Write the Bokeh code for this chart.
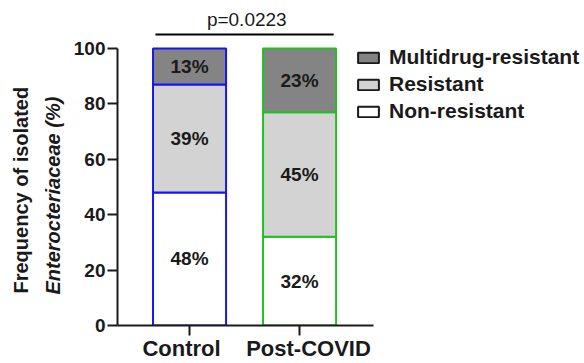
from bokeh.plotting import figure
from bokeh.models import (ColumnDataSource, Range1d, FixedTicker, Legend, LegendItem, Title,
                          LinearAxis, CustomLabelingPolicy)
from bokeh.core.properties import value
from bokeh.embed import file_html
from bokeh.resources import INLINE

# ---- data ----
categories = ["Control", "Post-COVID"]
non_resistant = [48, 32]
resistant = [39, 45]
multidrug = [13, 23]
series_names = ["Non-resistant", "Resistant", "Multidrug-resistant"]
series_colors = ["#ffffff", "#d3d3d3", "#848484"]
edge_colors = ["#1515f0", "#22c022"]
y_ticks = [0, 20, 40, 60, 80, 100]
p_value_text = "p=0.0223"
y_title_1 = "Frequency of isolated"
y_title_2 = "Enterocteriaceae (%)"

FONT = "Liberation Sans"
xs = list(range(len(categories)))

src = ColumnDataSource(dict(x=xs, edge=edge_colors,
                            **{"Non-resistant": non_resistant,
                               "Resistant": resistant,
                               "Multidrug-resistant": multidrug}))

X0 = -0.655
p = figure(width=584, height=363, output_backend="svg", toolbar_location=None, title=None,
           x_range=Range1d(X0, 3.59), y_range=Range1d(0, 114.4),
           min_border_left=117, min_border_right=0, min_border_top=8, min_border_bottom=36)
p.outline_line_color = None
p.grid.visible = False
p.background_fill_color = "white"

p.vbar_stack(series_names, x="x", width=0.664, source=src,
             fill_color=series_colors, line_color="edge", line_width=2)

# percentage labels
lab_x, lab_y, lab_t = [], [], []
for i in xs:
    base = 0
    for vals in (non_resistant, resistant, multidrug):
        v = vals[i]
        lab_x.append(i)
        lab_y.append(base + v / 2)
        lab_t.append(f"{v}%")
        base += v
p.text(x=lab_x, y=lab_y, text=lab_t, text_align="center", text_baseline="middle",
       text_font=value(FONT), text_font_style="bold", text_font_size="19px",
       text_color="#1a1a1a")

# significance bar
p.segment(x0=[xs[0] - 0.31], y0=[105], x1=[xs[1] + 0.31], y1=[105],
          line_color="black", line_width=2)
p.text(x=[(xs[0] + xs[1]) / 2 + 0.02], y=[110.4], text=[p_value_text], text_align="center",
       text_baseline="middle", text_font=value(FONT), text_font_size="19px",
       text_color="#1a1a1a")

# axes
for ax in (p.xaxis, p.yaxis):
    ax.axis_line_width = 2
    ax.axis_line_color = "#1a1a1a"
    ax.major_tick_line_width = 2
    ax.major_tick_line_color = "#1a1a1a"
    ax.major_tick_out = 10
    ax.major_tick_in = 0
    ax.minor_tick_line_color = None
    ax.major_label_text_font = FONT
    ax.major_label_text_font_style = "bold"
    ax.major_label_text_color = "#1a1a1a"

# main x axis: line + ticks only (its own labels are suppressed)
p.xaxis.ticker = FixedTicker(ticks=xs)
p.xaxis.bounds = (X0, 1.67)
p.xaxis.major_label_standoff = 0
p.xaxis.major_label_text_font_size = "1px"
p.xaxis.major_label_policy = CustomLabelingPolicy(
    code="for (const i of Array.from(indices)) indices.unset(i); return indices")

# category labels on a companion axis (labels sit slightly spread, as in the original)
p.extra_x_ranges = {"labels": Range1d(-0.504, 3.173)}
lab_axis = LinearAxis(x_range_name="labels", ticker=FixedTicker(ticks=xs),
                      major_label_overrides={i: c for i, c in zip(xs, categories)},
                      axis_line_color=None, major_tick_line_color=None,
                      minor_tick_line_color=None, major_tick_out=0, major_tick_in=0,
                      major_label_standoff=-4, major_label_text_font=FONT,
                      major_label_text_font_style="bold", major_label_text_font_size="22px",
                      major_label_text_color="#1a1a1a")
p.add_layout(lab_axis, "below")

p.yaxis.ticker = FixedTicker(ticks=y_ticks)
p.yaxis.bounds = (0, 100)
p.yaxis.major_label_standoff = 2
p.yaxis.major_label_text_font_size = "19px"

# y-axis title as two stacked side titles
t2 = Title(text=y_title_2, align="left", offset=31, standoff=14,
           text_font=FONT, text_font_size="20px", text_font_style="bold italic",
           text_color="#1a1a1a")
t1 = Title(text=y_title_1, align="left", offset=32, standoff=2,
           text_font=FONT, text_font_size="20px", text_font_style="bold",
           text_color="#1a1a1a")
p.add_layout(t2, "left")
p.add_layout(t1, "left")

# legend (hidden proxy renderers with black outlines)
items = []
for name, col in zip(series_names, series_colors):
    r = p.vbar(x="x", top=name, width=0.5, source=src, fill_color=col,
               line_color="#1a1a1a", line_width=2, visible=False)
    items.append(LegendItem(label=name, renderers=[r]))
legend = Legend(items=items[::-1], location=(238, 202), padding=0, margin=0,
                border_line_color=None, background_fill_alpha=0,
                glyph_width=26, glyph_height=13, label_height=22, spacing=3,
                label_standoff=8, label_text_font=FONT, label_text_font_style="bold",
                label_text_font_size="21px", label_text_color="#1a1a1a")
p.add_layout(legend)

open("out.html", "w").write(file_html(p, INLINE))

◇ ◇ ◇ ◇ ◇

Skip every picture and return the lines above from the top through the one that contains "from bokeh.resources import INLINE".

Write the Bokeh code for this chart.
from bokeh.plotting import figure
from bokeh.models import (ColumnDataSource, Range1d, FixedTicker, Legend, LegendItem, Title,
                          LinearAxis, CustomLabelingPolicy)
from bokeh.core.properties import value
from bokeh.embed import file_html
from bokeh.resources import INLINE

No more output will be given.